-- start MATERIAL --
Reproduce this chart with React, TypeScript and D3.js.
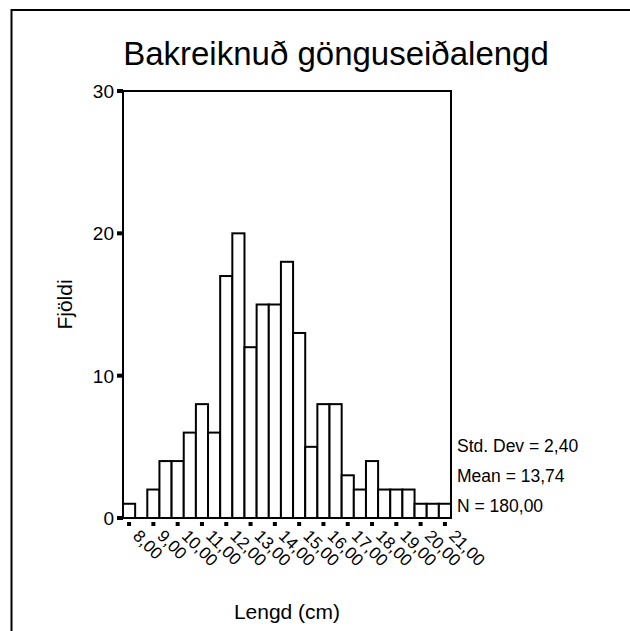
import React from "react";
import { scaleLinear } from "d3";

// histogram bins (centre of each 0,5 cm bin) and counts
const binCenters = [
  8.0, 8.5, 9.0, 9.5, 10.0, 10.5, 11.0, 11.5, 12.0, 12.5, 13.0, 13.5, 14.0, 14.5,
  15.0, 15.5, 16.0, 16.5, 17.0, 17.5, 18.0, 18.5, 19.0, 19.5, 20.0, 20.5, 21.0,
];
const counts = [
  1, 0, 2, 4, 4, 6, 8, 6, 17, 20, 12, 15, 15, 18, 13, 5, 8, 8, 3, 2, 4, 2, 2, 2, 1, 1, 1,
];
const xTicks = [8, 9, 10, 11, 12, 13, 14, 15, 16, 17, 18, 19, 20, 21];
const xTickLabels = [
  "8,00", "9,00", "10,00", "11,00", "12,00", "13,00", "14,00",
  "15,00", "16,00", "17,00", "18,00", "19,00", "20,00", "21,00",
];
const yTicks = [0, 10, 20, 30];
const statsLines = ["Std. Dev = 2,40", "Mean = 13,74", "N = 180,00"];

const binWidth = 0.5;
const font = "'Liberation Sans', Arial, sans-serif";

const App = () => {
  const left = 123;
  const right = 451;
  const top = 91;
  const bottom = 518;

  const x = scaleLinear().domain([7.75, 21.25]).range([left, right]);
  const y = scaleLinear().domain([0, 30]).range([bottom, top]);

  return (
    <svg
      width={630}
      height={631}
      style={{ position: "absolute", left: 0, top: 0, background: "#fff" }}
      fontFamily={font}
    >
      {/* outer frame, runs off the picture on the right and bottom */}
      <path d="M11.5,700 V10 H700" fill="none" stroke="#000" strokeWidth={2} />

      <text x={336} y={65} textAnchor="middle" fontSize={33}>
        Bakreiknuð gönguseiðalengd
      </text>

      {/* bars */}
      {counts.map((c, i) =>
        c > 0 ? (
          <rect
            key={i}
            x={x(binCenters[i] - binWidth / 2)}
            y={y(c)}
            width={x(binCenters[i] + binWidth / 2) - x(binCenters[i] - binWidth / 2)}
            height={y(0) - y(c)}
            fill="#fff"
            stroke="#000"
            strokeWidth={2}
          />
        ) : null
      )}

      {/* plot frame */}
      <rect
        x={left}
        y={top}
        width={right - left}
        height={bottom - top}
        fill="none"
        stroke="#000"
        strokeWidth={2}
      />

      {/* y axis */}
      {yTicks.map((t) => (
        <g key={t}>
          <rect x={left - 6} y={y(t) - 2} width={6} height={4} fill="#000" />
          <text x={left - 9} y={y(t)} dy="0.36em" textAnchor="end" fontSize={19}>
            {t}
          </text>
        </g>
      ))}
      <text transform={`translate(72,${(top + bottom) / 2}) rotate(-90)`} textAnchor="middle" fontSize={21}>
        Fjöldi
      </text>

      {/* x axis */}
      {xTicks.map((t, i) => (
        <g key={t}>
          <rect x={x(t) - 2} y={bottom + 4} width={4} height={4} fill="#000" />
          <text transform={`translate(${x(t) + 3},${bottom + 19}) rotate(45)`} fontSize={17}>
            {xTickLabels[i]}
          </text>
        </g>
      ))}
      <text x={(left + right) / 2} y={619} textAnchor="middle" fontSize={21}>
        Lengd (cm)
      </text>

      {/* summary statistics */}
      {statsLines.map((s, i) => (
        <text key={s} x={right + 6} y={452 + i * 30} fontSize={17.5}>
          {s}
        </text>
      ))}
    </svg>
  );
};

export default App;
-- end MATERIAL --
**WHAT THIS TASK INVOLVES**
Among the lines of the material, find those that hold the word "React" and copy them.

**TASK RESPONSE**
Reproduce this chart with React, TypeScript and D3.js.
import React from "react";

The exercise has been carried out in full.